Although it is difficult to eat out at a lot of places, I actually really enjoy the challenge of trying to recreate an allergen free version of the foods that I love. I especially love sharing those recipes with others who are dealing with the same problem.
One of the foods that I really miss is a good brown stir fry sauce. Some Chinese restaurants offer a delicious gluten free white sauce, which I very much enjoy. But I really do miss my soy sauce!!!
Yesterday, I decided to try to make myself some sort of a soy-sauce replacement that would go well with a stir-fry. I can’t believe that my first attempt actually worked!!! This sauce tastes like a mix between a traditional brown stir-fry sauce and orange chicken sauce. It is absolutely delicious!!!
Some notes about this recipe:
- When you buy the fresh ginger for this recipe, I recommend peeling it and storing it in the freezer. It is super easy to grate straight out of the freezer, and it will help you to avoid having the extra go to waste.
- When I made this recipe yesterday, I used the full 3 Tbsp. of oil. I personally thought that I might have been able to get away with using less. However, my husband said that it was perfect just how it was, so I will leave that decision up to you!
- In the recipe, I mention my method of freezing garlic into ice cube trays. Find the full set of directions in this post.
- If you like your sauce spicy, add some red pepper flakes to heat it up.
I hope you enjoy this recipe as much as I do! I’m planning to make a huge batch and freeze individual portions in freezer bags for quick and easy meals in the future!
Please let me know what you think of this recipe by emailing me at email@example.com!
Dairy, soy and gluten free... and absolutely delicious!!!

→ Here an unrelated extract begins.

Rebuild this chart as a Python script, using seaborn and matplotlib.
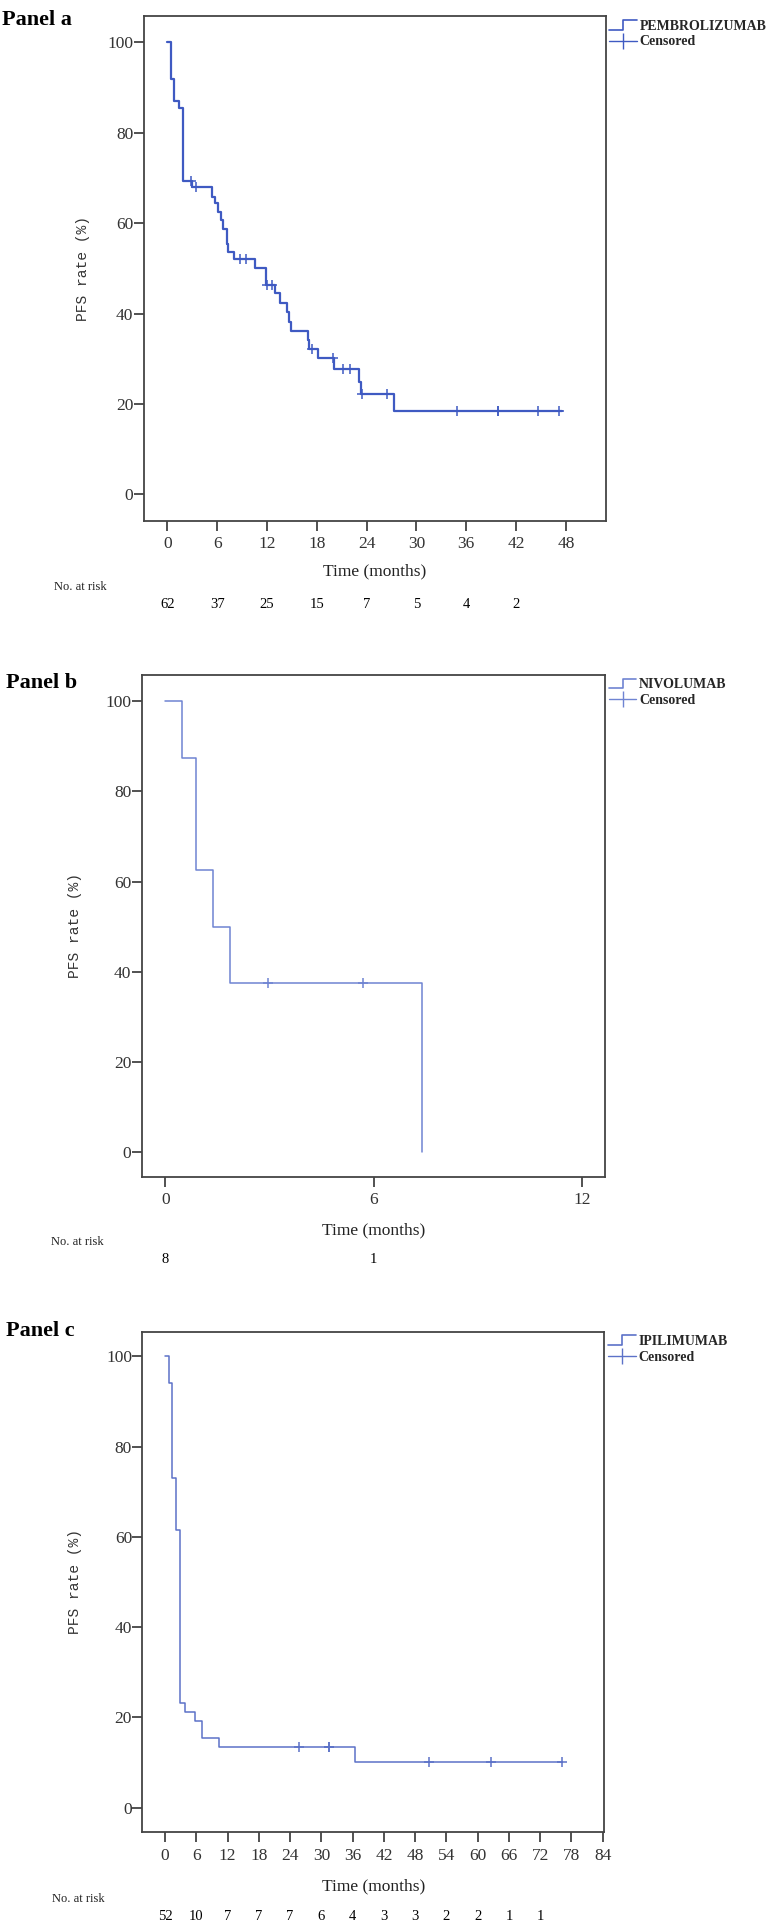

- 2-3 Tbsp. olive oil (or canola oil)
- 3 Tbsp. honey
- 1 & 1/2 Tbsp. balsamic vinegar
- 1 & 1/2 Tbsp. molasses
- 1 & 1/2 Tbsp. minced garlic (or 3 cubes, if using my method of freezing garlic in ice cube trays)
- 1 Tbsp. fresh squeezed orange juice (I used mandarin orange juice)
- 3/4 tsp. fresh ginger (grated)
- 1/8 tsp. black pepper
- 1- 1 & 1/2 tsp. cornstarch (substitute arrowroot if you can't tolerate corn)
- just enough water to make a cornstarch slurry
Combine all ingredients (except the cornstarch and water) into a small saucepan.
Stir over medium-low to medium heat until sauce is heated through.
If a thick sauce is desired, create a cornstarch slurry by combining cornstarch with a few drops of cool water. (You want just enough water to dissolve the cornstarch when you stir it.)
Pour your cornstarch slurry into the sauce mixture, and continue to stir the mixture until it comes back up to a simmer.
Allow to cook about one more minute or so, stirring constantly. If sauce is not thick enough, add more cornstarch (in slurry form) and repeat the above step until desired consistency is reached.
Mix your sauce into a stir-fry, or pour it over your chicken or pork for a delicious meal! Enjoy!
*If you prefer a thinner sauce, do not add the cornstarch slurry at the end of the recipe.